Que ceux qui souhaitent des centrales chez eux se manifestent.
Je souhaite une centrale nucléaire chez moi.
J'habite en région parisienne.
On pourrait couvrir l’étang de berre (15500ha) de 15GWc de panneaux solaire qui produiraient 15TWh par an environ. Pour les éoliennes, avec l’aéroport, pas sûr que ça soit acceptable. Faudrait prévoir aussi quelques batteries pour pouvoir fonctionner 24h/24.
Oui je préfère ce cas extrême que le nuk, mais l'étang vos mieux que des projets extrême type année 70. Aujourd'hui il faut viser la modération la flexibilité.
Les industriels du pourtour de l'étang sont presque sans avenir
La mede bio carburant mais avec quel matière première?

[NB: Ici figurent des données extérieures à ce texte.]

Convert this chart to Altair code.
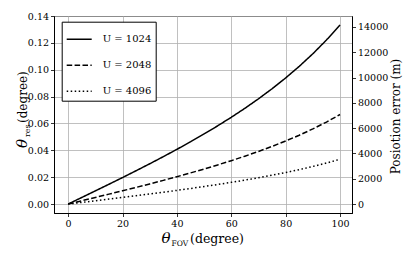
import altair as alt
import pandas as pd

# ---- data ----
fov = [0, 5, 10, 15, 20, 25, 30, 35, 40, 45, 50, 55, 60, 65, 70, 75, 80, 85, 90, 95, 100]
res_1024 = [0, 0.00489, 0.00979, 0.01473, 0.01973, 0.02481, 0.02999, 0.03528, 0.04073, 0.04635,
            0.05218, 0.05826, 0.06461, 0.07129, 0.07836, 0.08587, 0.09390, 0.10254, 0.11191, 0.12212, 0.13336]
res_2048 = [0, 0.00244, 0.00490, 0.00737, 0.00987, 0.01240, 0.01499, 0.01764, 0.02037, 0.02318,
            0.02609, 0.02913, 0.03230, 0.03565, 0.03918, 0.04293, 0.04695, 0.05127, 0.05595, 0.06106, 0.06668]
res_4096 = [0, 0.00122, 0.00245, 0.00368, 0.00493, 0.00620, 0.00750, 0.00882, 0.01018, 0.01159,
            0.01305, 0.01456, 0.01615, 0.01782, 0.01959, 0.02147, 0.02348, 0.02564, 0.02798, 0.03053, 0.03334]
series = ["U = 1024", "U = 2048", "U = 4096"]
x_ticks = [0, 20, 40, 60, 80, 100]
left_ticks = [0.0, 0.02, 0.04, 0.06, 0.08, 0.10, 0.12, 0.14]
right_ticks = [0, 2000, 4000, 6000, 8000, 10000, 12000, 14000]

rows = []
for name, vals in zip(series, [res_1024, res_2048, res_4096]):
    for f, v in zip(fov, vals):
        rows.append({"fov": f, "res": v, "series": name})
df = pd.DataFrame(rows)

SERIF = "DejaVu Serif"

lines = alt.Chart(df).mark_line(color="black", strokeWidth=1.5).encode(
    x=alt.X("fov:Q",
            scale=alt.Scale(domain=[-5.2, 104.4], nice=False, zero=False),
            axis=alt.Axis(values=x_ticks, format="d", title=None, grid=True)),
    y=alt.Y("res:Q",
            scale=alt.Scale(domain=[-0.00667, 0.14003], nice=False, zero=False),
            axis=alt.Axis(values=left_ticks, format=".2f", title=None, grid=True, orient="left")),
    strokeDash=alt.StrokeDash(
        "series:N",
        scale=alt.Scale(domain=series, range=[[1, 0], [5.5, 2.4], [1.5, 2.5]]),
        legend=alt.Legend(
            title=None, orient="none", legendX=7.7, legendY=5.7,
            symbolType="stroke", symbolSize=625, symbolStrokeWidth=1.5,
            symbolStrokeColor="black", labelFont=SERIF, labelFontSize=10,
            labelColor="black", labelOffset=10, rowPadding=7, padding=4,
            strokeColor="black", fillColor="white", cornerRadius=0,
        ),
    ),
    detail="series:N",
)

right = alt.Chart(pd.DataFrame({"pe": right_ticks})).mark_point(opacity=0).encode(
    x=alt.value(0),
    y=alt.Y("pe:Q",
            scale=alt.Scale(domain=[-708, 14868], nice=False, zero=False),
            axis=alt.Axis(orient="right", values=right_ticks, format="d",
                          title="Posiotion error (m)", titleAngle=270, grid=False,
                          titleFont=SERIF, titleFontSize=12, titleFontWeight="normal",
                          titleColor="black", titleX=43, titleY=100,
                          titleAlign="center", titleBaseline="middle")),
)


def txt(s, x, y, size, style="normal", angle=0):
    return alt.Chart(pd.DataFrame({"t": [s]})).mark_text(
        font=SERIF, fontSize=size, fontStyle=style, color="black",
        align="left", baseline="alphabetic", angle=angle,
    ).encode(text="t:N", x=alt.value(x), y=alt.value(y))


titles = [
    # x axis title
    txt("θ", 107.5, 227, 15, "italic"),
    txt("FOV", 117.5, 230, 7.5),
    txt("(degree)", 136, 227, 12.5),
    # left axis title (rotated)
    txt("θ", -27, 132, 15, "italic", 270),
    txt("res", -24, 121, 8, "normal", 270),
    txt("(degree)", -27, 107, 12, "normal", 270),
]

left_layer = alt.layer(lines, *titles)

chart = alt.layer(left_layer, right).resolve_scale(
    y="independent", x="shared", strokeDash="independent"
).properties(
    width=298, height=197,
    autosize=alt.AutoSizeParams(type="none"),
    padding={"left": 46, "top": 8, "right": 55, "bottom": 38},
).configure_view(
    stroke="black", strokeWidth=1
).configure_axis(
    labelFont=SERIF, labelFontSize=9.5, labelColor="black",
    tickColor="black", tickSize=3.5, tickWidth=0.8,
    domainColor="black", domainWidth=1,
    gridColor="#b0b0b0", gridWidth=0.8, labelPadding=2,
)

chart.save("out.html", embed_options={"renderer": "svg", "actions": False})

La pétrochimie sans pétrole ?
L'aéronautique pour des riches clients des militaires et des sociétés pétrolières ?
L'aéroport sans pétrole les avions volent peu.
Donc le besoin en énergie est peut-être moins criant que ce que l'on croit.
Il manque a la France une vision d'avenir a 50 ans aujourd'hui on a faire a des boutiquiers qui cherchent des milliards le lundi pour rembourser le vendredi en faisant les poches des voeuve et des orphelins.
Faire fonctionner un pays sans pétrole demande de l'expertise des choix stratégiques et il faudra un peuple aptes à relever le défi technique intellectuel. Et il y aura beaucoup de travail a chacun pour arriver a boucler la quantité de travail a faire.
Pour remplacer le gaz,le petrole et le charbon dans la zone industrielle de fos-martigues il faudra trouver de l’électricité en grande quantité. A Dunkerque, il y a déjà tout ce qu’il faut et l’avenir parait acté. A Fos, à défaut de centrale bas carbone, on projette une ligne THT et quelques parc éolien (il y en a aussi en construction à Dunkerque, plus avancé). Il n’est pas difficile de deviner quelle zone va se développer en premier.
Le bassin de fos est submersible comme Berre comme la camargue et la pleine de la Crau.
Doit on favoriser la construction d'industrie ici.
La Provence pendant des siècles étaient pauvres et harride. Aujourd'hui seul le barrage de serre ponsson nous fait vivre grâce à l'eau.
La population augmente du on accroit l'activité économique on va encore accroître l'attractivité. Un cercle vicieux du toujours plus.
Ici l'énergie n'est as un problème le soleil est là mais l'eau chaude le chauffage est réalisé a l'électricité. On doit changer.